> **RECORDED INFORMATION**
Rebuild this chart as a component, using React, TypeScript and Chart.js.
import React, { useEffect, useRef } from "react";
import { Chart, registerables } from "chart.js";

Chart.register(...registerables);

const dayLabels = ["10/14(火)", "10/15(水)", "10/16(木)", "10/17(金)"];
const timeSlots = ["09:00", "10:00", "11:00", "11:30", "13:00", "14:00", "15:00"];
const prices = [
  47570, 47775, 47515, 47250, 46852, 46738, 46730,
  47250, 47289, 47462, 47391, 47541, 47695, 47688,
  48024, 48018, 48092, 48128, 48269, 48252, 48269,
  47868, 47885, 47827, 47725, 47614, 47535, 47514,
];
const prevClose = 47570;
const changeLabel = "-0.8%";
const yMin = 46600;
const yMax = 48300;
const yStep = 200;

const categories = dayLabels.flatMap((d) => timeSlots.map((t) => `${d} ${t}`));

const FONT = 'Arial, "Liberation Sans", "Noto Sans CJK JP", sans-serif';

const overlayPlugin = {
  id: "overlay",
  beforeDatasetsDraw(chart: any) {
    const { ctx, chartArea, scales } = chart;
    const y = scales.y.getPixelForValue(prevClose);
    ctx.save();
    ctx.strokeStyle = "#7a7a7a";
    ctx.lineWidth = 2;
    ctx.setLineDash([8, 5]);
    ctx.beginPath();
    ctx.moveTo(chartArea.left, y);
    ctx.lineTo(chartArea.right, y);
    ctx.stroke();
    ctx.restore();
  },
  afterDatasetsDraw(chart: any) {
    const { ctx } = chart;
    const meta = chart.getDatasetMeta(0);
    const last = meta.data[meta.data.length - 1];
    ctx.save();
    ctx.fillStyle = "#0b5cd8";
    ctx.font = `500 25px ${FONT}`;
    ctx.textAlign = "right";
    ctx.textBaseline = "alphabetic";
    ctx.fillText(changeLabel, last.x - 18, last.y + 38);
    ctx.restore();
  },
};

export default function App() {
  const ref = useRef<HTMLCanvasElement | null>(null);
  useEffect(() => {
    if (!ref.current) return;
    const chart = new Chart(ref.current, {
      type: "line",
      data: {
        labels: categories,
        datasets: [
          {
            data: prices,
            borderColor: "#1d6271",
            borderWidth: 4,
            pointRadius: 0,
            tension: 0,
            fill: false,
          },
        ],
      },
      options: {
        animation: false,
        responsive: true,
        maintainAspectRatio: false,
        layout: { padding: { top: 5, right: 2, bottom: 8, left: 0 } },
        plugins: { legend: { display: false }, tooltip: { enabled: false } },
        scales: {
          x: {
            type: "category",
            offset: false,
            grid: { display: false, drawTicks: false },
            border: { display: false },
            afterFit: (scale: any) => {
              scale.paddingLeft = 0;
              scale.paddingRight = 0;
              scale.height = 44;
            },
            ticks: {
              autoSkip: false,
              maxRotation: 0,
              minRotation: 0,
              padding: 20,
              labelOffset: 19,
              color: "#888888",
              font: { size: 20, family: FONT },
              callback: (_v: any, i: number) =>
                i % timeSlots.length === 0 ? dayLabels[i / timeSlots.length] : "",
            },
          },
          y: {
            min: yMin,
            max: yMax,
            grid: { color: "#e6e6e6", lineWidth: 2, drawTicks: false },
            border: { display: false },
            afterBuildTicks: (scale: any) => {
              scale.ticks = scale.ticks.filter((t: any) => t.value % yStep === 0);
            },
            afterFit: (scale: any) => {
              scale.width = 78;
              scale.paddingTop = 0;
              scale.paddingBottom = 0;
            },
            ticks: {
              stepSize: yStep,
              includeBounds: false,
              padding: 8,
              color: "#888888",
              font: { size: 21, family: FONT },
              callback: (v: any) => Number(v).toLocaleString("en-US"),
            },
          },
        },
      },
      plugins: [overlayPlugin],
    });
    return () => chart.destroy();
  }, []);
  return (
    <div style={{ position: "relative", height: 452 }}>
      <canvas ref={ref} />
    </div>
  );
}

> **DIRECTIONS FOR THIS TASK**
Set down the listing in full, keeping every word exactly as it is.

> **THE REPLY**
Rebuild this chart as a component, using React, TypeScript and Chart.js.
import React, { useEffect, useRef } from "react";
import { Chart, registerables } from "chart.js";

Chart.register(...registerables);

const dayLabels = ["10/14(火)", "10/15(水)", "10/16(木)", "10/17(金)"];
const timeSlots = ["09:00", "10:00", "11:00", "11:30", "13:00", "14:00", "15:00"];
const prices = [
  47570, 47775, 47515, 47250, 46852, 46738, 46730,
  47250, 47289, 47462, 47391, 47541, 47695, 47688,
  48024, 48018, 48092, 48128, 48269, 48252, 48269,
  47868, 47885, 47827, 47725, 47614, 47535, 47514,
];
const prevClose = 47570;
const changeLabel = "-0.8%";
const yMin = 46600;
const yMax = 48300;
const yStep = 200;

const categories = dayLabels.flatMap((d) => timeSlots.map((t) => `${d} ${t}`));

const FONT = 'Arial, "Liberation Sans", "Noto Sans CJK JP", sans-serif';

const overlayPlugin = {
  id: "overlay",
  beforeDatasetsDraw(chart: any) {
    const { ctx, chartArea, scales } = chart;
    const y = scales.y.getPixelForValue(prevClose);
    ctx.save();
    ctx.strokeStyle = "#7a7a7a";
    ctx.lineWidth = 2;
    ctx.setLineDash([8, 5]);
    ctx.beginPath();
    ctx.moveTo(chartArea.left, y);
    ctx.lineTo(chartArea.right, y);
    ctx.stroke();
    ctx.restore();
  },
  afterDatasetsDraw(chart: any) {
    const { ctx } = chart;
    const meta = chart.getDatasetMeta(0);
    const last = meta.data[meta.data.length - 1];
    ctx.save();
    ctx.fillStyle = "#0b5cd8";
    ctx.font = `500 25px ${FONT}`;
    ctx.textAlign = "right";
    ctx.textBaseline = "alphabetic";
    ctx.fillText(changeLabel, last.x - 18, last.y + 38);
    ctx.restore();
  },
};

export default function App() {
  const ref = useRef<HTMLCanvasElement | null>(null);
  useEffect(() => {
    if (!ref.current) return;
    const chart = new Chart(ref.current, {
      type: "line",
      data: {
        labels: categories,
        datasets: [
          {
            data: prices,
            borderColor: "#1d6271",
            borderWidth: 4,
            pointRadius: 0,
            tension: 0,
            fill: false,
          },
        ],
      },
      options: {
        animation: false,
        responsive: true,
        maintainAspectRatio: false,
        layout: { padding: { top: 5, right: 2, bottom: 8, left: 0 } },
        plugins: { legend: { display: false }, tooltip: { enabled: false } },
        scales: {
          x: {
            type: "category",
            offset: false,
            grid: { display: false, drawTicks: false },
            border: { display: false },
            afterFit: (scale: any) => {
              scale.paddingLeft = 0;
              scale.paddingRight = 0;
              scale.height = 44;
            },
            ticks: {
              autoSkip: false,
              maxRotation: 0,
              minRotation: 0,
              padding: 20,
              labelOffset: 19,
              color: "#888888",
              font: { size: 20, family: FONT },
              callback: (_v: any, i: number) =>
                i % timeSlots.length === 0 ? dayLabels[i / timeSlots.length] : "",
            },
          },
          y: {
            min: yMin,
            max: yMax,
            grid: { color: "#e6e6e6", lineWidth: 2, drawTicks: false },
            border: { display: false },
            afterBuildTicks: (scale: any) => {
              scale.ticks = scale.ticks.filter((t: any) => t.value % yStep === 0);
            },
            afterFit: (scale: any) => {
              scale.width = 78;
              scale.paddingTop = 0;
              scale.paddingBottom = 0;
            },
            ticks: {
              stepSize: yStep,
              includeBounds: false,
              padding: 8,
              color: "#888888",
              font: { size: 21, family: FONT },
              callback: (v: any) => Number(v).toLocaleString("en-US"),
            },
          },
        },
      },
      plugins: [overlayPlugin],
    });
    return () => chart.destroy();
  }, []);
  return (
    <div style={{ position: "relative", height: 452 }}>
      <canvas ref={ref} />
    </div>
  );
}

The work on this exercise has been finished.